When the BBC is privatised, its pay rates will be a subset of wider issues. The payment of its Talent will play in the national debate as Talent take their place in a continuum of apparent unfairness from nurses through to footballers; with celebrity presenters and CEOs somewhere halfway.

The BBC and gender and “fairness”
I have left gender equality to last. It is an absurdity when it comes to the BBC’s Talent. Granted that the male Talent is over-valued and over-paid, how can it make sense for women to believe there is a case for females to seek parity? Slightly better that feminists should argue for female Talent’s current pay being the benchmark for what the BBC should in future offer men. On that basis the BBC could either get men to accept lower pay or simply replace the chaps with the equally-talented but cheaper girls. I take it that similar arguments apply in the case of every “minority” and equality.

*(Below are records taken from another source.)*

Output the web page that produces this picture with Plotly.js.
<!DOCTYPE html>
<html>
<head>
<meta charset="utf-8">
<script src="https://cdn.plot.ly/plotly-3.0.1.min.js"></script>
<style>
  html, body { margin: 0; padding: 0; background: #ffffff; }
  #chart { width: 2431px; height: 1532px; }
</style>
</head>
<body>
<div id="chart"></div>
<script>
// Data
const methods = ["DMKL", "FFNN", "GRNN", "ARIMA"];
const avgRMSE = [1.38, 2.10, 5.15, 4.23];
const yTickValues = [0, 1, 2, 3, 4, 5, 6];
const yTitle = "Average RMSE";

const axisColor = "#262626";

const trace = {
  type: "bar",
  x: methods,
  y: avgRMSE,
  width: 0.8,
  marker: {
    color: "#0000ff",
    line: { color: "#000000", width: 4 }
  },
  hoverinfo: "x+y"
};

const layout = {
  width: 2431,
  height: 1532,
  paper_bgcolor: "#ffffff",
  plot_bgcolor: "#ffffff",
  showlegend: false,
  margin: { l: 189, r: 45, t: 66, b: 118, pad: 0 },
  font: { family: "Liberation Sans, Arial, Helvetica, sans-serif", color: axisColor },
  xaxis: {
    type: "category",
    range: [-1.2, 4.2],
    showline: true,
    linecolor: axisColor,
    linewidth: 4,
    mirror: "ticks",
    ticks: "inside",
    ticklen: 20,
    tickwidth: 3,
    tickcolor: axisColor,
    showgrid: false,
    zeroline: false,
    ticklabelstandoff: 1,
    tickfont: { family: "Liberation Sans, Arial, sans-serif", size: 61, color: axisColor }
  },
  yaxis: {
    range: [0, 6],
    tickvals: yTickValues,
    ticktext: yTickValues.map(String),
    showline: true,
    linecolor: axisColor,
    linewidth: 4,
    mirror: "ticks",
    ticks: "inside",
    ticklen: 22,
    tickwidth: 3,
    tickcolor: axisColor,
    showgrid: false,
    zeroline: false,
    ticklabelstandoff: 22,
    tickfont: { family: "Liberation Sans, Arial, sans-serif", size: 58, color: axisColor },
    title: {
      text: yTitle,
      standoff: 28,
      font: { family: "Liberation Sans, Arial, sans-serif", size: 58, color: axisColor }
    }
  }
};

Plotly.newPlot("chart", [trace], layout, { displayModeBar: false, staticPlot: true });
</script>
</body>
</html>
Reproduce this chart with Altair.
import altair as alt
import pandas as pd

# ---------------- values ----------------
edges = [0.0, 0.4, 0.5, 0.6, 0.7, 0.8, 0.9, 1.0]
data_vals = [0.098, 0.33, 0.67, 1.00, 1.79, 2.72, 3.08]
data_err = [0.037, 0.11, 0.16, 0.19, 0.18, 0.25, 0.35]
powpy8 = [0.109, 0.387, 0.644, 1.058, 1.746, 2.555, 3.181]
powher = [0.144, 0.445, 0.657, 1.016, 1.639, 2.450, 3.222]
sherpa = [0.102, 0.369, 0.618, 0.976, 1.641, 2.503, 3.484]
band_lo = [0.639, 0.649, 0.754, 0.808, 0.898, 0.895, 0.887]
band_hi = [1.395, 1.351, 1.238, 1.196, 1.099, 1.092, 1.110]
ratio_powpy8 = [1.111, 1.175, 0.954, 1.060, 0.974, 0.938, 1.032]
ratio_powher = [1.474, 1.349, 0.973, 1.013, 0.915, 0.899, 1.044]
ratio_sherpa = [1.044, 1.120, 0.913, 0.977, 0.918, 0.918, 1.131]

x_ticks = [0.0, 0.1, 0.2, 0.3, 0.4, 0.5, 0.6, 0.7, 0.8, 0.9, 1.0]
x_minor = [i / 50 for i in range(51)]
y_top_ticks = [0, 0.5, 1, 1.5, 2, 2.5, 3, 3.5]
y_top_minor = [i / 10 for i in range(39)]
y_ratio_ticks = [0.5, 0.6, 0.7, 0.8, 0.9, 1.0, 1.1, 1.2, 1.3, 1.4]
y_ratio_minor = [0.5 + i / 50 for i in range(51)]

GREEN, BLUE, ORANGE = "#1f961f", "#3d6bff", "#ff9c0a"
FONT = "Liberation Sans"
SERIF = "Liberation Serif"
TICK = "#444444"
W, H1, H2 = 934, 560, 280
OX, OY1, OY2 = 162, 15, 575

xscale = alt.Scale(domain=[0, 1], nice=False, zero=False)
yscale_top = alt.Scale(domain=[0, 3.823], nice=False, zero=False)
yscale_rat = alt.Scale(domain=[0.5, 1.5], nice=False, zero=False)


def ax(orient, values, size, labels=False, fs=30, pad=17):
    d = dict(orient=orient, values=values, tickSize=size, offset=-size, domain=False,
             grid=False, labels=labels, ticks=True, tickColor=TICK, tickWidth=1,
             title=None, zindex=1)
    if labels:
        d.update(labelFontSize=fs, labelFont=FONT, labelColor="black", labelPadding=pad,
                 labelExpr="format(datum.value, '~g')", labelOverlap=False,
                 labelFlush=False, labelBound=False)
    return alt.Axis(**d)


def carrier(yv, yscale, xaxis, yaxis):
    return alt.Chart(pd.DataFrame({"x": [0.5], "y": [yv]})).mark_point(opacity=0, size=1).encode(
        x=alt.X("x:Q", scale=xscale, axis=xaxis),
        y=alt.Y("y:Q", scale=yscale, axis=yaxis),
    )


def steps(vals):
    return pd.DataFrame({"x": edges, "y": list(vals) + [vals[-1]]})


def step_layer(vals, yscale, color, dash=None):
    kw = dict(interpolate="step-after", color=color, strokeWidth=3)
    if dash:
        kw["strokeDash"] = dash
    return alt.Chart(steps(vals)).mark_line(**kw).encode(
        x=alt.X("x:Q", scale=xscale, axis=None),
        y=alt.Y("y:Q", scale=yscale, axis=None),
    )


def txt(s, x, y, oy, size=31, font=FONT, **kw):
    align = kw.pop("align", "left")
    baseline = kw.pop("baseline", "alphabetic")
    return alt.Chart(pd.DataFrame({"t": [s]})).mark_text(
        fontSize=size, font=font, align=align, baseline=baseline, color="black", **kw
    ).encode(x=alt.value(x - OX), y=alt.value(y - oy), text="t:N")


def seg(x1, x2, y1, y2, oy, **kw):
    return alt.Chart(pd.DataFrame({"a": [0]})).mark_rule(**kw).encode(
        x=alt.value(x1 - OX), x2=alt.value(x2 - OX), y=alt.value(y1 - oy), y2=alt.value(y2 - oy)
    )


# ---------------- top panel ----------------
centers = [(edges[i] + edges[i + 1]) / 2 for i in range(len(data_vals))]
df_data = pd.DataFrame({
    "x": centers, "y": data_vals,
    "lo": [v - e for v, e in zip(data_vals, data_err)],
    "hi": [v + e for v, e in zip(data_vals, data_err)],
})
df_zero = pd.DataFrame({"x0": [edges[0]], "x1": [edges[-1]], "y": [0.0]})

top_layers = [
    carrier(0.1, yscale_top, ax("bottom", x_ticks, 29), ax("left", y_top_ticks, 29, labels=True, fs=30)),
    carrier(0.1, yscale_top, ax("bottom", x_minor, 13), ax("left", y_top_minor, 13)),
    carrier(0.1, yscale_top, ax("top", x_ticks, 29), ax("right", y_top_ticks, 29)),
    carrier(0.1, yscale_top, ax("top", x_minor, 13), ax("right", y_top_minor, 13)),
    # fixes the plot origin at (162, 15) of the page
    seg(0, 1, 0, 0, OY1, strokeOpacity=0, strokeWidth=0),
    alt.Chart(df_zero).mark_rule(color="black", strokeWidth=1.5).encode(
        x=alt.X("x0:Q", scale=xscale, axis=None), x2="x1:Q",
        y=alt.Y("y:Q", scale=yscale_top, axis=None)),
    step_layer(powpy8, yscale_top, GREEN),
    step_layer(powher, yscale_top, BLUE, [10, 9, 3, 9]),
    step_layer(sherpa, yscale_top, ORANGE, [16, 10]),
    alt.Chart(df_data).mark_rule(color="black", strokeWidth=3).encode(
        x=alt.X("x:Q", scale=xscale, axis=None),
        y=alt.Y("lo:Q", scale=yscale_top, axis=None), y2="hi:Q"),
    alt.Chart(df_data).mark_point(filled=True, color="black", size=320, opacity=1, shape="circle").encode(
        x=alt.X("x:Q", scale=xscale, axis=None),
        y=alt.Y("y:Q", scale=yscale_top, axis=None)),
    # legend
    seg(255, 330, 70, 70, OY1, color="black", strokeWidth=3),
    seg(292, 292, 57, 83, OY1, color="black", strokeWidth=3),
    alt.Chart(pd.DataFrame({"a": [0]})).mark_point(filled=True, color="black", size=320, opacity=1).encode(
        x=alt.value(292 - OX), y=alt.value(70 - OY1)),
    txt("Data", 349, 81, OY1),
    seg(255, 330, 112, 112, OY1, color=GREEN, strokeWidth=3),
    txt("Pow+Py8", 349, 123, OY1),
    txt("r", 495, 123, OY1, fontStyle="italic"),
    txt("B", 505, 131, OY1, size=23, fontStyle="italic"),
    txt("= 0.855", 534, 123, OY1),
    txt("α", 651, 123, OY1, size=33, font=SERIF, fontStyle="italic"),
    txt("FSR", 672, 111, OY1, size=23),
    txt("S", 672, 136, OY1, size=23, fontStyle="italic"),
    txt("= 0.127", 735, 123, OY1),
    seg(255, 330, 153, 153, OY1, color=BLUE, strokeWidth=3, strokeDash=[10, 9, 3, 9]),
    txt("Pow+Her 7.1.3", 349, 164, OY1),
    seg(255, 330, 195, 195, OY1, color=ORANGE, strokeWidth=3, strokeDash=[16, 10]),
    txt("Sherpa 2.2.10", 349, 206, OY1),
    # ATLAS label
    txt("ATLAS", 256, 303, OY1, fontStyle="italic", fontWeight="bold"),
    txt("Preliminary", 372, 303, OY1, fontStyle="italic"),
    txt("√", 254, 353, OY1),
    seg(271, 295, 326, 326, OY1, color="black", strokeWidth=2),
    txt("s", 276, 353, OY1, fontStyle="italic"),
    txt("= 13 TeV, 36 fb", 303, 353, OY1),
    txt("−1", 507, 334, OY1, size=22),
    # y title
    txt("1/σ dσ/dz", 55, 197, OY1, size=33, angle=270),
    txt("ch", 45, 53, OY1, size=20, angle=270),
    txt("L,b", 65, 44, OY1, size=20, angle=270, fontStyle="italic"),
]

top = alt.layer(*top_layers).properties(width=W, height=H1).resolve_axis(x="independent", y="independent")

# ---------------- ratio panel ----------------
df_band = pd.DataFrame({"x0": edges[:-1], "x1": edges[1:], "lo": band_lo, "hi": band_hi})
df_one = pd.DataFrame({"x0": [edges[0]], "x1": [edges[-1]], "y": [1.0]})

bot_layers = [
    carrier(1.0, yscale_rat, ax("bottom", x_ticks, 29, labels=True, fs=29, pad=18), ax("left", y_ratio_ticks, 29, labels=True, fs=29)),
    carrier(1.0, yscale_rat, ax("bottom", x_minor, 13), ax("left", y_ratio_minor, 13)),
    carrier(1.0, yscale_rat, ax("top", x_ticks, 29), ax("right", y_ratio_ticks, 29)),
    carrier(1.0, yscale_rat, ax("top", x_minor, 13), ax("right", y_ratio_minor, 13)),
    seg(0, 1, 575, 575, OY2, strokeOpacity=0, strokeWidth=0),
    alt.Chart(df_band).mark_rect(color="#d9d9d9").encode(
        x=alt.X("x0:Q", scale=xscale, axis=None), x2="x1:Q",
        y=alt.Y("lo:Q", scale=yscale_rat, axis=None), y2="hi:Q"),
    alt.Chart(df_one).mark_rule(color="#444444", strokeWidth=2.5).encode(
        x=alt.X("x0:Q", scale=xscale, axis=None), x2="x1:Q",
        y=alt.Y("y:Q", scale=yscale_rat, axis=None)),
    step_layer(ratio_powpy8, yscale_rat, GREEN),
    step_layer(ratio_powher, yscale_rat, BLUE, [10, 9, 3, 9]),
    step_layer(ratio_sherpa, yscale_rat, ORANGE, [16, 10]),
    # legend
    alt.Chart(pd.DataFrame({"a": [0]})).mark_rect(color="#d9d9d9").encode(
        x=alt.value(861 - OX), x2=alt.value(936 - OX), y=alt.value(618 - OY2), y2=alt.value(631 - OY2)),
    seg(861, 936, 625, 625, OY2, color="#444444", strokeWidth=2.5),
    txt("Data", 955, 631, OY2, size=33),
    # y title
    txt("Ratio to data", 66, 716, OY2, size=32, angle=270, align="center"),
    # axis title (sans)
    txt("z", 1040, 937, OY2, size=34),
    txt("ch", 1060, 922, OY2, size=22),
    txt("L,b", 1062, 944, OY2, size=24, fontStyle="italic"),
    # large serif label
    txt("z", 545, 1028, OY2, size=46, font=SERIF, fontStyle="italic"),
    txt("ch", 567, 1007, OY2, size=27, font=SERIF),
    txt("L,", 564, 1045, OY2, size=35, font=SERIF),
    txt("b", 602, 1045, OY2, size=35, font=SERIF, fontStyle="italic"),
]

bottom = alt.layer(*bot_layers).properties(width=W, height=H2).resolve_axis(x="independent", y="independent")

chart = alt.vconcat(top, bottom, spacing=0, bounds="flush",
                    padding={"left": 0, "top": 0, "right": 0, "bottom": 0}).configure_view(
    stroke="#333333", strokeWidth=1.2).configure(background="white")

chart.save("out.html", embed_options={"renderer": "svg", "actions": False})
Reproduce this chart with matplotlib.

A sound discussion about fairness cannot only take account of gender. If one is arguing for parity rather than replace-ability or value, and one is insisting on equality or fairness, then female broadcast Talent would have – in fairness – to consider whether their pay is “decent” or “ethical”, as compared with that of nurses, cleaners, CEOs, footballers, Russian oligarchs – in short with everyone of every sort. Female BBC Talent could not rationally or morally peg themselves with males whose pay is so “unfairly” high, or ignore the relationship of between the pay of BBC Talent and that of people outside who are paid “unfairly” less. This couldn’t just be about geese and ganders, but all the other farmyard animals too.

In short, fairness is a far wider argument than that of the replace-ability or value of BBC Talent, and it trumps any narrow business of gender parity.